Copy each line with the word "this" in it.

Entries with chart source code
::::
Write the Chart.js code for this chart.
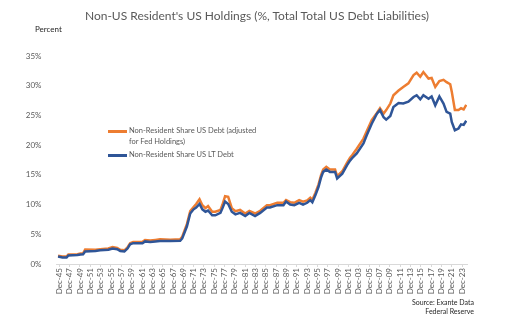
<!DOCTYPE html>
<html>
<head>
<meta charset="utf-8">
<script src="https://cdn.jsdelivr.net/npm/chart.js@4.4.1/dist/chart.umd.min.js"></script>
<style>
  body { margin: 0; background: #fff; }
  #wrap { position: relative; width: 509px; height: 324px; font-family: Lato, "Open Sans", sans-serif; }
  #title { position: absolute; left: 0; width: 514px; top: 7px; text-align: center; font-size: 12px; line-height: 18px; color: #595959; }
  #unit { position: absolute; left: 35px; top: 24px; font-size: 8px; color: #262626; }
  .leg { position: absolute; font-size: 7.5px; line-height: 11px; color: #595959; }
  .swatch { position: absolute; width: 19px; height: 3px; }
  #source { position: absolute; right: 35px; top: 298px; text-align: right; font-size: 7px; line-height: 9px; color: #262626; }
</style>
</head>
<body>
<div id="wrap">
  <canvas id="chart" width="509" height="324"></canvas>
  <div id="title">Non-US Resident's US Holdings (%, Total Total US Debt Liabilities)</div>
  <div id="unit">Percent</div>
  <div class="swatch" style="left:108px;top:130px;background:#ED7D31"></div>
  <div class="leg" style="left:129px;top:125px">Non-Resident Share US Debt (adjusted<br>for Fed Holdings)</div>
  <div class="swatch" style="left:108px;top:154px;background:#2F5597"></div>
  <div class="leg" style="left:129px;top:149px">Non-Resident Share US LT Debt</div>
  <div id="source">Source: Exante Data<br>Federal Reserve</div>
</div>
<script>
// x position of each reading, in years (1945 = Dec-45)
var years = [
  1944.75, 1945.6, 1946.4, 1946.75, 1948.5, 1949.1, 1949.6, 1950.0, 1952.0, 1952.9,
  1954.5, 1955.3, 1956.2, 1956.8, 1957.6, 1958.2, 1958.7, 1959.3, 1961.1, 1961.6,
  1962.6, 1963.6, 1964.5, 1966.5, 1968.4, 1968.8, 1969.7, 1970.35, 1971.0, 1971.5,
  1972.15, 1972.7, 1973.3, 1973.8, 1974.6, 1975.2, 1976.2, 1976.6, 1977.1, 1977.7,
  1978.4, 1979.1, 1980.0, 1981.0, 1981.8, 1982.9, 1983.9, 1985.2, 1985.8, 1987.2,
  1988.4, 1988.9, 1989.7, 1990.5, 1991.45, 1992.2, 1993.0, 1993.6, 1994.0, 1994.6,
  1995.2, 1995.7, 1996.1, 1996.7, 1997.4, 1998.4, 1998.8, 1999.8, 2000.7, 2001.3,
  2001.7, 2002.6, 2003.9, 2004.55, 2005.5, 2006.5, 2007.1, 2007.8, 2008.3, 2009.1,
  2009.7, 2010.7, 2011.6, 2012.6, 2013.6, 2014.2, 2014.9, 2015.5, 2016.5, 2017.1,
  2017.8, 2018.6, 2019.4, 2020.0, 2020.7, 2021.0, 2021.6, 2022.3, 2022.8, 2023.3,
  2023.8
];

// Non-Resident Share US Debt (adjusted for Fed Holdings)
var adjustedShare = [
  1.4, 1.25, 1.25, 1.6, 1.65, 1.75, 1.8, 2.45, 2.4, 2.5,
  2.6, 2.85, 2.7, 2.4, 2.3, 2.8, 3.5, 3.7, 3.75, 4.05,
  3.95, 4.05, 4.15, 4.1, 4.15, 4.6, 6.7, 8.9, 9.6, 10.1,
  10.9, 9.9, 9.4, 9.75, 8.8, 8.8, 9.1, 10.0, 11.4, 11.3,
  9.4, 8.9, 9.1, 8.5, 8.95, 8.5, 8.95, 9.9, 9.9, 10.3,
  10.3, 10.75, 10.4, 10.3, 10.75, 10.5, 10.7, 11.15, 10.8, 12.0,
  13.4, 15.0, 15.9, 16.35, 15.9, 15.9, 14.8, 15.6, 17.0, 17.9,
  18.3, 19.4, 21.1, 22.4, 24.2, 25.4, 26.2, 25.3, 25.9, 27.0,
  28.4, 29.2, 29.8, 30.4, 31.8, 32.2, 31.5, 32.3, 31.2, 31.3,
  29.8, 30.8, 31.0, 30.6, 30.25, 29.0, 25.9, 25.9, 26.2, 26.0,
  26.8
];

// Non-Resident Share US LT Debt
var ltShare = [
  1.25, 1.1, 1.1, 1.45, 1.5, 1.6, 1.65, 2.1, 2.2, 2.3,
  2.4, 2.6, 2.5, 2.2, 2.1, 2.6, 3.3, 3.5, 3.5, 3.8,
  3.7, 3.8, 3.85, 3.85, 3.9, 4.3, 6.3, 8.5, 9.2, 9.5,
  10.1, 9.2, 8.8, 9.0, 8.2, 8.2, 8.6, 9.4, 10.5, 10.1,
  8.8, 8.35, 8.6, 8.07, 8.6, 8.07, 8.6, 9.5, 9.5, 9.9,
  9.9, 10.5, 10.0, 9.9, 10.3, 10.0, 10.3, 10.75, 10.4, 11.6,
  13.0, 14.6, 15.5, 15.9, 15.5, 15.5, 14.4, 15.2, 16.6, 17.4,
  17.8, 18.6, 20.3, 21.7, 23.6, 25.3, 25.9, 24.7, 24.3, 24.9,
  26.4, 27.1, 27.0, 27.3, 28.1, 28.4, 27.7, 28.4, 27.8, 28.2,
  26.7, 28.2, 27.0, 25.6, 25.3, 23.9, 22.5, 22.8, 23.5, 23.4,
  24.1
];

var tickYears = [
  1945, 1947, 1949, 1951, 1953, 1955, 1957, 1959, 1961, 1963,
  1965, 1967, 1969, 1971, 1973, 1975, 1977, 1979, 1981, 1983,
  1985, 1987, 1989, 1991, 1993, 1995, 1997, 1999, 2001, 2003,
  2005, 2007, 2009, 2011, 2013, 2015, 2017, 2019, 2021, 2023
];
var tickLabels = [
  'Dec-45', 'Dec-47', 'Dec-49', 'Dec-51', 'Dec-53', 'Dec-55', 'Dec-57', 'Dec-59', 'Dec-61', 'Dec-63',
  'Dec-65', 'Dec-67', 'Dec-69', 'Dec-71', 'Dec-73', 'Dec-75', 'Dec-77', 'Dec-79', 'Dec-81', 'Dec-83',
  'Dec-85', 'Dec-87', 'Dec-89', 'Dec-91', 'Dec-93', 'Dec-95', 'Dec-97', 'Dec-99', 'Dec-01', 'Dec-03',
  'Dec-05', 'Dec-07', 'Dec-09', 'Dec-11', 'Dec-13', 'Dec-15', 'Dec-17', 'Dec-19', 'Dec-21', 'Dec-23'
];

function toPoints(vals) {
  return vals.map(function (v, i) { return { x: years[i], y: v }; });
}

var ctx = document.getElementById('chart').getContext('2d');
var chart = new Chart(ctx, {
  type: 'line',
  data: {
    datasets: [
      {
        label: 'Non-Resident Share US Debt (adjusted for Fed Holdings)',
        data: toPoints(adjustedShare),
        borderColor: '#ED7D31',
        borderWidth: 2.5,
        pointRadius: 0,
        order: 1
      },
      {
        label: 'Non-Resident Share US LT Debt',
        data: toPoints(ltShare),
        borderColor: '#2F5597',
        borderWidth: 2.5,
        pointRadius: 0,
        order: 0
      }
    ]
  },
  options: {
    responsive: false,
    animation: false,
    layout: { padding: { left: 0, right: 42, top: 56, bottom: 0 } },
    plugins: {
      legend: { display: false },
      title: { display: false },
      tooltip: { enabled: false }
    },
    scales: {
      x: {
        type: 'linear',
        min: 1944.45,
        max: 2023.95,
        afterBuildTicks: function (scale) {
          scale.ticks = tickYears.map(function (y) { return { value: y }; });
        },
        afterFit: function (scale) { scale.height = 60; },
        ticks: {
          autoSkip: false,
          minRotation: 90,
          maxRotation: 90,
          padding: 1,
          color: '#595959',
          font: { family: 'Lato', size: 8 },
          callback: function (value) {
            var i = tickYears.indexOf(value);
            return i >= 0 ? tickLabels[i] : '';
          }
        },
        grid: { display: true, drawOnChartArea: false, tickLength: 3, color: '#d9d9d9' },
        border: { display: true, color: '#d9d9d9', width: 1 }
      },
      y: {
        min: 0,
        max: 35,
        afterFit: function (scale) { scale.width = 56.5; },
        ticks: {
          stepSize: 5,
          padding: 7,
          color: '#595959',
          font: { family: 'Lato', size: 8 },
          callback: function (v) { return v + '%'; }
        },
        grid: { display: false },
        border: { display: false }
      }
    }
  }
});
</script>
</body>
</html>
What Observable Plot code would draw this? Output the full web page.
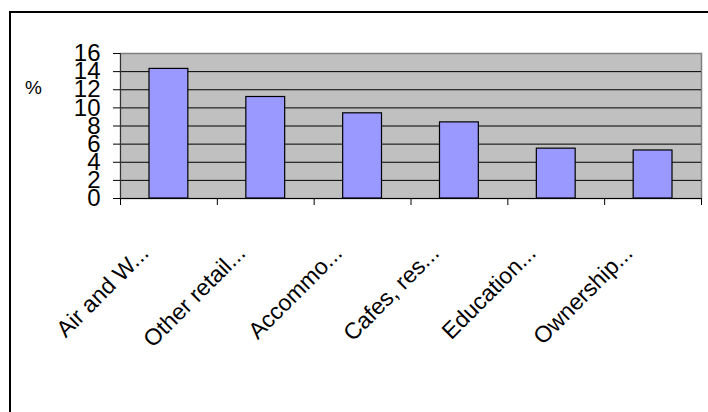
<!DOCTYPE html>
<html>
<head>
<meta charset="utf-8">
<script src="https://cdn.jsdelivr.net/npm/d3@7"></script>
<script src="https://cdn.jsdelivr.net/npm/@observablehq/plot@0.6"></script>
<style>
  html, body { margin: 0; padding: 0; background: #fff; overflow: hidden; }
  #wrap { position: relative; width: 708px; height: 412px; }
  #border { position: absolute; left: 9px; top: 11px; width: 740px; height: 440px; border: 2px solid #000; box-sizing: border-box; pointer-events: none; }
  #chart { position: absolute; left: 0; top: 0; }
</style>
</head>
<body>
<div id="wrap"><div id="chart"></div><div id="border"></div></div>
<script>
const categories = ["Air and W...", "Other retail...", "Accommo...", "Cafes, res...", "Education...", "Ownership..."];
const values = [14.3, 11.2, 9.4, 8.4, 5.5, 5.3];
const yTicks = [0, 2, 4, 6, 8, 10, 12, 14, 16];
const yLabel = "%";

const data = categories.map((c, i) => ({cat: c, i, value: values[i]}));
const font = "Arial, 'Liberation Sans', sans-serif";

const chart = Plot.plot({
  width: 708,
  height: 412,
  marginLeft: 120,
  marginRight: 7,
  marginTop: 53,
  marginBottom: 214,
  style: {fontFamily: font, background: "transparent", color: "#000"},
  x: {type: "linear", domain: [0, categories.length]},
  y: {domain: [0, 16]},
  marks: [
    Plot.frame({fill: "#c0c0c0", stroke: "#808080", strokeWidth: 1.5}),
    Plot.ruleY(yTicks.filter(t => t > 0 && t < 16), {stroke: "#000", strokeWidth: 1}),
    Plot.rectY(data, {x1: d => d.i, x2: d => d.i + 1, y: "value", insetLeft: 29, insetRight: 29, fill: "#9999ff", stroke: "#000", strokeWidth: 1.2}),
    Plot.ruleY([0], {stroke: "#000", strokeWidth: 1}),
    Plot.ruleX([0], {stroke: "#333", strokeWidth: 1}),
    Plot.axisY({ticks: yTicks, tickSize: 7, tickPadding: 13, fontSize: 24, label: null, stroke: "#000"}),
    Plot.axisX({ticks: d3.range(0, categories.length + 1), tickSize: 7, tickFormat: () => "", label: null}),
    Plot.axisX({ticks: d3.range(categories.length).map(i => i + 0.5), tickSize: 0, tickPadding: 56,
      tickFormat: t => categories[Math.floor(t)], tickRotate: -45, textAnchor: "end", lineAnchor: "bottom",
      dx: -19, fontSize: 23, label: null}),
    Plot.text([yLabel], {frameAnchor: "top-left", dx: -87, dy: 34, fontSize: 19, textAnchor: "middle", lineAnchor: "middle"})
  ]
});
document.getElementById("chart").appendChild(chart);
</script>
</body>
</html>
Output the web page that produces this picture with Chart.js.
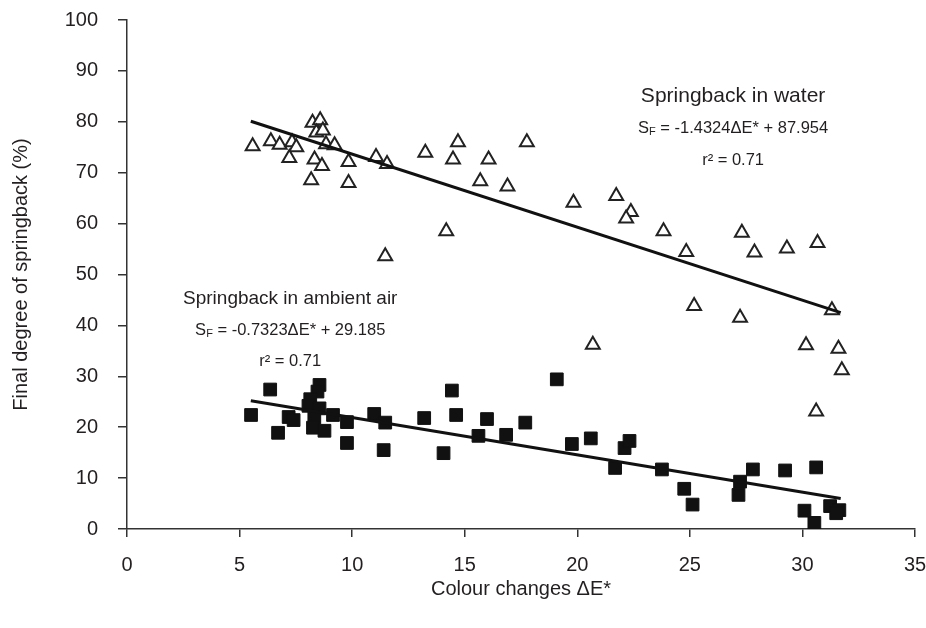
::::
● **Response below**:
Write the Chart.js code for this chart.
What Observable Plot code would draw this? Output the full web page.
Output the web page that produces this picture with Chart.js.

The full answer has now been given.